Lopez Reference

List of transformers

Transformers are functions that transform JSON values into JSON values. They can be used in combination with aggregators and extractors to create expressive extraction rules for your crawl, avoiding much of the tedious post-processing. You can read more on transformers and how they fit into the bigger picture here. This is only a reference list.

Note: unless explicitly specified, all transformers return null on a null input.

General purpose transformers

is-null: tests if the input value is null, returning true if it is.
is-not-null: tests if the input value is null, returning false if it is.
hash: transforms a given string into a “characteristic number” representative of the whole string, but small (8 bytes long). This is not a cryptographic hash, but then again, this is not our use case, is it? The exact algorithm used is SipHash24.
not: negates a Boolean value. This transformer also returns null on a null input.

Numeric transformers

as-number: transforms a string into a number, if possible. If not, returns null.
greater-than 3.14: tests if the input is greater than the supplied number.
lesser-than 3.14: tests if the input is leser than the supplied number.
equals 3.14: tests if the input is greater than the supplied number.

Transformers over collections

length: returns the size of the collection.
- for strings: returns the number of bytes occupied by the strings.

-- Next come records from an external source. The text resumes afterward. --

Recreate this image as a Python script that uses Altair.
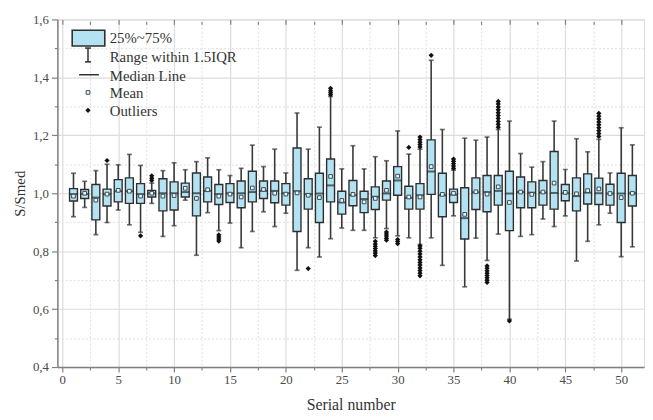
import altair as alt
import pandas as pd

# ---- data ----
serial = list(range(1, 52))
whisker_low = [0.919, 0.951, 0.857, 0.899, 0.942, 0.891, 0.865, 0.965, 0.851, 0.888,
               0.976, 0.786, 0.933, 0.871, 0.897, 0.812, 0.868, 0.936, 0.885, 0.931,
               0.734, 0.812, 0.780, 0.843, 0.880, 0.872, 0.872, 0.846, 0.878, 0.853,
               0.846, 0.823, 0.846, 0.751, 0.922, 0.677, 0.845, 0.768, 0.859, 0.565,
               0.851, 0.857, 0.911, 0.885, 0.922, 0.766, 0.834, 0.891, 0.931, 0.781,
               0.815]
q1 = [0.973, 0.982, 0.908, 0.956, 0.970, 0.965, 0.965, 0.987, 0.939, 0.942,
      0.987, 0.922, 0.970, 0.961, 0.968, 0.950, 0.970, 0.982, 0.967, 0.959,
      0.868, 0.945, 0.899, 0.970, 0.928, 0.957, 0.933, 0.944, 0.976, 0.993,
      0.945, 0.945, 0.996, 0.919, 0.968, 0.842, 0.944, 0.936, 0.959, 0.871,
      0.950, 0.950, 0.959, 0.945, 0.974, 0.939, 0.963, 0.961, 0.959, 0.899,
      0.956]
median = [0.997, 0.997, 0.985, 0.997, 1.007, 1.007, 0.997, 1.000, 1.000, 1.000,
          1.004, 1.000, 1.008, 0.997, 1.000, 1.000, 1.004, 1.008, 1.008, 1.000,
          1.007, 0.997, 0.999, 1.027, 0.968, 0.993, 0.980, 0.988, 0.999, 1.044,
          0.984, 0.993, 1.075, 0.993, 0.995, 0.914, 1.003, 1.004, 1.008, 0.999,
          1.004, 1.002, 1.002, 1.001, 1.000, 0.990, 1.002, 1.000, 0.999, 0.999,
          1.000]
q3 = [1.016, 1.013, 1.030, 1.014, 1.047, 1.053, 1.033, 1.010, 1.050, 1.039,
      1.035, 1.070, 1.056, 1.030, 1.033, 1.042, 1.076, 1.042, 1.042, 1.033,
      1.156, 1.050, 1.069, 1.118, 1.007, 1.044, 1.007, 1.022, 1.042, 1.092,
      1.024, 1.033, 1.184, 1.069, 1.014, 1.019, 1.053, 1.061, 1.061, 1.076,
      1.056, 1.039, 1.044, 1.144, 1.030, 1.053, 1.067, 1.052, 1.031, 1.069,
      1.061]
whisker_high = [1.069, 1.041, 1.078, 1.100, 1.098, 1.134, 1.096, 1.035, 1.078, 1.105,
                1.081, 1.109, 1.122, 1.081, 1.061, 1.086, 1.166, 1.092, 1.152, 1.070,
                1.277, 1.152, 1.228, 1.334, 1.084, 1.164, 1.084, 1.126, 1.112, 1.215,
                1.135, 1.152, 1.459, 1.220, 1.080, 1.190, 1.183, 1.194, 1.220, 1.249,
                1.137, 1.090, 1.109, 1.249, 1.082, 1.188, 1.143, 1.186, 1.070, 1.226,
                1.167]
mean = [0.990, 1.000, 0.976, 0.997, 1.010, 1.007, 0.990, 1.000, 0.990, 0.992,
        1.017, 0.982, 1.012, 0.990, 0.997, 0.987, 1.018, 1.013, 1.000, 0.997,
        1.001, 0.993, 0.985, 1.058, 0.975, 0.996, 0.970, 0.982, 1.010, 1.059,
        0.987, 0.987, 1.092, 0.996, 1.000, 0.927, 1.005, 0.997, 1.022, 0.968,
        1.004, 0.996, 1.004, 1.035, 1.003, 0.998, 1.009, 1.015, 0.999, 0.985,
        1.000]
outliers = {
    4: [1.113],
    7: [0.853],
    8: [1.044, 1.052, 1.060],
    14: [0.835, 0.842, 0.849, 0.856],
    22: [0.740],
    24: [1.340, 1.347, 1.354, 1.362],
    28: [0.785, 0.793, 0.801, 0.809, 0.817, 0.825, 0.834],
    29: [0.838, 0.845, 0.852, 0.859, 0.866],
    30: [0.826, 0.833, 0.840],
    31: [1.158],
    32: [1.160, 1.168, 1.176, 1.185, 1.194,
         0.715, 0.724, 0.733, 0.742, 0.752, 0.761, 0.770, 0.780, 0.790, 0.800, 0.810, 0.818],
    33: [1.476],
    35: [1.086, 1.094, 1.102, 1.110, 1.118],
    38: [0.692, 0.700, 0.708, 0.716, 0.724, 0.732, 0.741, 0.749],
    39: [1.228, 1.238, 1.248, 1.258, 1.268, 1.278, 1.288, 1.298, 1.308, 1.317],
    40: [0.559],
    48: [1.196, 1.206, 1.216, 1.226, 1.236, 1.246, 1.256, 1.266, 1.276],
}
y_ticks = [0.4, 0.5, 0.6, 0.7, 0.8, 0.9, 1.0, 1.1, 1.2, 1.3, 1.4, 1.5, 1.6]
x_ticks = [0, 2.5, 5, 7.5, 10, 12.5, 15, 17.5, 20, 22.5, 25, 27.5, 30, 32.5, 35,
           37.5, 40, 42.5, 45, 47.5, 50]
legend_labels = ["25%~75%", "Range within 1.5IQR", "Median Line", "Mean", "Outliers"]

stats = pd.DataFrame({"n": serial, "lo": whisker_low, "q1": q1, "med": median,
                      "q3": q3, "hi": whisker_high, "mean": mean})
out_df = pd.DataFrame([(k, v) for k, vals in outliers.items() for v in vals],
                      columns=["n", "v"])

FONT = "Liberation Serif"
FILL = "#b3e3f3"
DARK = "#2e2e2e"
AX = "#808080"

xscale = alt.Scale(domain=[0, 51.6], nice=False, zero=False)
yscale = alt.Scale(domain=[0.4, 1.6], nice=False, zero=False)

ymaj = "round(datum.value*10) % 2 == 0"
xmaj = "datum.value % 5 == 0"

yaxis = alt.Axis(
    values=y_ticks,
    labelExpr=f"{ymaj} ? replace(format(datum.value, '.1f'), '.', ',') : ''",
    title="S/Smed", titleFont=FONT, titleFontSize=15, titleFontWeight="normal",
    titleColor="#333", titlePadding=5,
    labelFont=FONT, labelFontSize=13, labelColor="#4a4a4a", labelPadding=3,
    domainColor=AX, domainWidth=1.5, tickColor=AX, tickWidth=1.2,
    tickSize={"condition": {"test": ymaj, "value": 6}, "value": 3},
    gridColor={"condition": {"test": ymaj, "value": "#dcdcdc"}, "value": "#e4e4e4"},
    gridDash={"condition": {"test": ymaj, "value": []}, "value": [2, 2]},
    gridWidth=1.2,
)
xaxis = alt.Axis(
    values=x_ticks,
    labelExpr=f"{xmaj} ? datum.value : ''",
    title="Serial number", titleFont=FONT, titleFontSize=16, titleFontWeight="normal",
    titleColor="#333", titlePadding=10,
    labelFont=FONT, labelFontSize=13, labelColor="#4a4a4a", labelPadding=2,
    domainColor=AX, domainWidth=1.5, tickColor=AX, tickWidth=1.2,
    tickSize={"condition": {"test": xmaj, "value": 5}, "value": 3},
    gridColor={"condition": {"test": xmaj, "value": "#dcdcdc"}, "value": "#e4e4e4"},
    gridDash={"condition": {"test": xmaj, "value": []}, "value": [2, 2]},
    gridWidth=1.2,
)
top_axis = alt.Axis(
    orient="top", values=x_ticks, labels=False, title=None, grid=False, domain=False,
    offset=-5, tickColor=AX, tickWidth=1.2,
    tickSize={"condition": {"test": xmaj, "value": 5}, "value": 3},
)

X = alt.X("n:Q", scale=xscale, axis=xaxis)

def Y(f):
    return alt.Y(f"{f}:Q", scale=yscale, axis=yaxis)

base = alt.Chart(stats)
whisk = base.mark_rule(color="#383838", strokeWidth=1.6).encode(x=X, y=Y("lo"), y2="hi:Q")
cap_lo = base.mark_tick(orient="horizontal", color="#383838", size=5, thickness=1.7).encode(x=X, y=Y("lo"))
cap_hi = base.mark_tick(orient="horizontal", color="#383838", size=5, thickness=1.7).encode(x=X, y=Y("hi"))
box = base.mark_bar(size=8, fill=FILL, stroke=DARK, strokeWidth=1.4).encode(x=X, y=Y("q1"), y2="q3:Q")
med = base.mark_tick(orient="horizontal", color="#1c2a30", size=8, thickness=2).encode(x=X, y=Y("med"))
mn = base.mark_square(size=14, fill="#e6f7fc", stroke="#3a4a50", strokeWidth=1, opacity=1).encode(x=X, y=Y("mean"))
outl = alt.Chart(out_df).mark_point(shape="diamond", filled=True, color="#111", size=28, opacity=1).encode(
    x=X, y=Y("v"))

main = alt.layer(whisk, cap_lo, cap_hi, box, med, mn, outl)
top = base.mark_point(opacity=0).encode(x=alt.X("n:Q", scale=xscale, axis=top_axis), y=alt.value(0))

one = pd.DataFrame({"k": [0]})
lg = alt.Chart(one)
leg = [
    lg.mark_rect(fill=FILL, stroke=DARK, strokeWidth=1.6).encode(
        x=alt.value(15), x2=alt.value(48), y=alt.value(11), y2=alt.value(27)),
    lg.mark_rule(color=DARK, strokeWidth=1.5).encode(x=alt.value(31), y=alt.value(29), y2=alt.value(43)),
    lg.mark_rule(color=DARK, strokeWidth=1.5).encode(x=alt.value(28), x2=alt.value(34), y=alt.value(29)),
    lg.mark_rule(color=DARK, strokeWidth=1.5).encode(x=alt.value(28), x2=alt.value(34), y=alt.value(43)),
    lg.mark_rule(color=DARK, strokeWidth=1.5).encode(x=alt.value(22), x2=alt.value(42), y=alt.value(56)),
    lg.mark_square(size=14, fill="#e6f7fc", stroke="#3a4a50", strokeWidth=1, opacity=1).encode(
        x=alt.value(31), y=alt.value(74)),
    lg.mark_point(shape="diamond", filled=True, color="#111", size=28, opacity=1).encode(
        x=alt.value(31), y=alt.value(92)),
]
for lab, py in zip(legend_labels, [19, 38, 57, 75, 93]):
    leg.append(lg.mark_text(align="left", baseline="middle", font=FONT, fontSize=15, color="#333").encode(
        x=alt.value(53), y=alt.value(py), text=alt.value(lab)))

chart = alt.layer(main, top, *leg).resolve_axis(x="independent").properties(
    width=594, height=352,
    autosize=alt.AutoSizeParams(type="none"),
    padding={"left": 50, "top": 9, "right": 1, "bottom": 46},
).configure_view(stroke=AX, strokeWidth=1.5).configure(background="white")

chart.save("out.html", embed_options={"renderer": "svg", "actions": False})
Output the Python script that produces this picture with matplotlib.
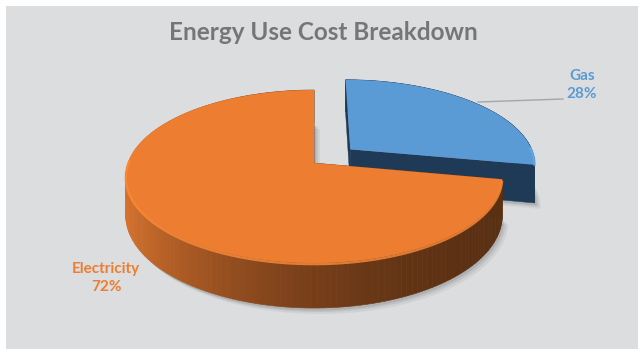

This might be quite different from the number of graphemes you see on the screen.
- for arrays: returns the number of elements in the array.
- for maps: returns the number of key-value pairs in the map.
is-empty: tests if the collection (either string, array or map) is empty.
get "a key": gets the corresponding value of the supplied key in a map. It returns null if the key is not present.
get 12: gets the element in the specified position in an array. It returns null if the index is out of bounds. The first position is zero.
flatten: flattens an array of array (a 2d array) into a single array (a 1d array) containing all the elements from all given arrays.
each(other-transformer): maps a given transformer over each element of an array. For example, classes each(length) returns an array with the length of each CSS class in each element. On a map, this operates over the values of each pair.
filter(other-transformer): tests if the supplied transformer returns true or false (or null) for each element in an array and retains only those which tested true. For example, classes filter(length less-than 5) returns an array containing only the CSS classes with less than 5 characters. On a map, this operates over the values of each pair.

String manipulation

pretty: this is a best effort to remove whitespace from text. It will remove extra spaces and tabs between words as well as extra line breaks between paragraphs. In addition, it will append a trailing line break to the final paragraph (if there is one), since this is “best practice”. One more thing, Windows users: all carriage returns will be stripped out of the text.

Regular expressions

capture "[a-z]+": returns one match of the regular expression to input text, or null if the regular expression does not match the text at all. A match is a map mapping the identification of the capture groups to the captured parts. The key “0” indicates the match of the while regular expression. For example, suppose the regular expression is "http(s)?://(?P<domain>[^/]+)/" and the input text is "http://example.org/", then the output will be the map {"0": "http://example.org", "domain": "example.org"}
all-captures "[a-z]+": returns all matches (occurrences) of the regular expression to the input text. As such, this transformer returns an array of maps, with each map representing a match. In the case where no match is found, an empty list (not null) is returned.
matches "[a-z]+": returns true if the input matches the given regular expression or false if it doesn’t.
replace "([a-z])+" with "foo $1": matches all occurrence of the regular expression in the input and replaces it with the replacer string. You can replace the capture groups using $n syntax or even $name where name is the name of a named capture group. For example, replace "(foo|bar)-baz" with "duck-$1" applied to "foo-baz quack bar-baz" returns "duck-foo quack duck-bar"